A roommate contract can be done involving just
the both of you, but it is recommended to allow
a floor resident assistant to help draft and file
the contract.
Dealing
with problems
Chrissy
recalls coming home from classes one day to find
her roommate had left the room in shambles. "I
hate when this happens. She is so inconsiderate,"
Chrissy says, and proceeds to throw all the clothes
to the other side of the room. Jeans, shirts,
bras, and underwear, were being kicked to the
other corner away from her desk. "Just because
she doesn't have any friends, doesn't mean that
I won't bring friends here once in a while."
The problems between her and her roommate are
obvious.
Many
roommates have a positive experience during their
time together, but occasionally, like in Chrissy's
case, two people will be mismatched and argue
throughout the year.
Sometimes
problems between roommates cannot be worked out.

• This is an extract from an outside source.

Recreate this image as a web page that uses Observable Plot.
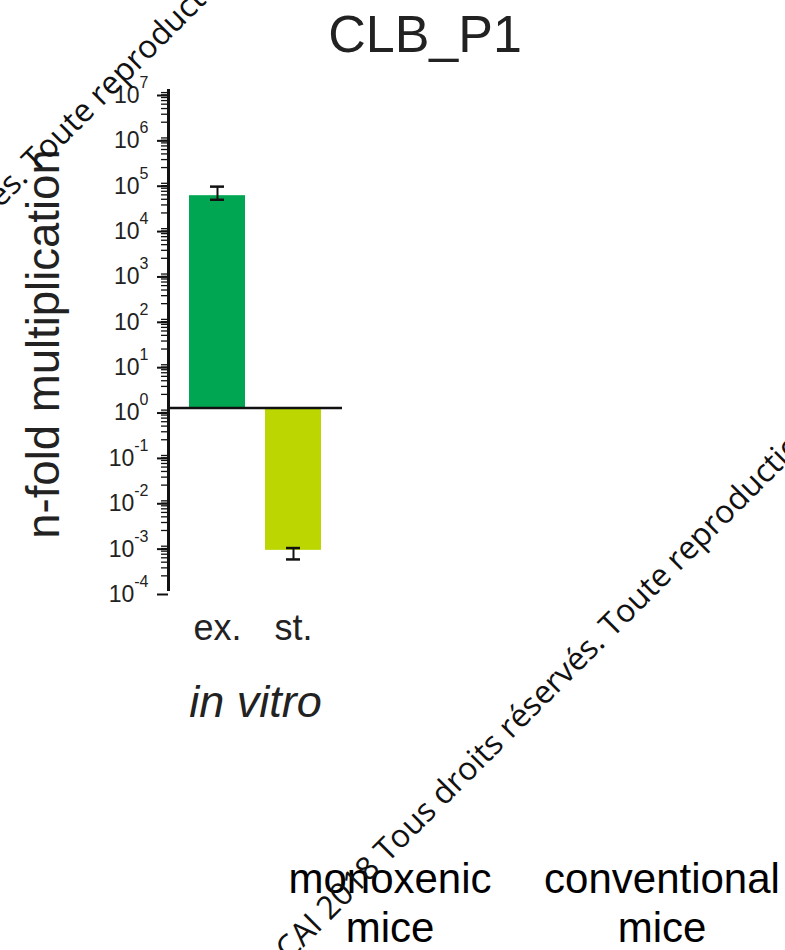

In these cases, it might be beneficial if one
roommate moved out, but there is a process Hobbs
recommends following before switching rooms. "You
need to first talk out your problems with the
resident assistant on your floor," says Hobbs.
"Many problems are worked out there."
If these problems cannot be resolved, then a meeting
with the hall director should be scheduled. If
that doesn't help, you need to continue your way
up the supervisory scale, says Hobbs, until you
will eventually reach the director of resident
life. At Ohio State, the person to reach is Jenny
Klein.
Klein
says about 5,500 undergraduate students live in
the dorms each year. Of those, they receive 250
transfer requests each year. Although all of the
requests will eventually get approved, Klein says
sometimes students wind up resolving their problems,
since they don't want to go through the trouble
of moving when space becomes available.
Are
there any positives?
Although
once in a while two students don't get along,
for the most part, the majority of students don't
face this problem. There are exciting aspects
in meeting a new roommate, says Klein. "Living
with someone you don't know gives you a chance
to start fresh with no preconceived notions."
In fact, she adds, "People who have known
each other for years sometimes make assumptions
about their roommates that end up causing terrible
arguments.
This is an important time in your life -- be excited
for the change. "If you live with a stranger,
you might make a new best friend," says Klein.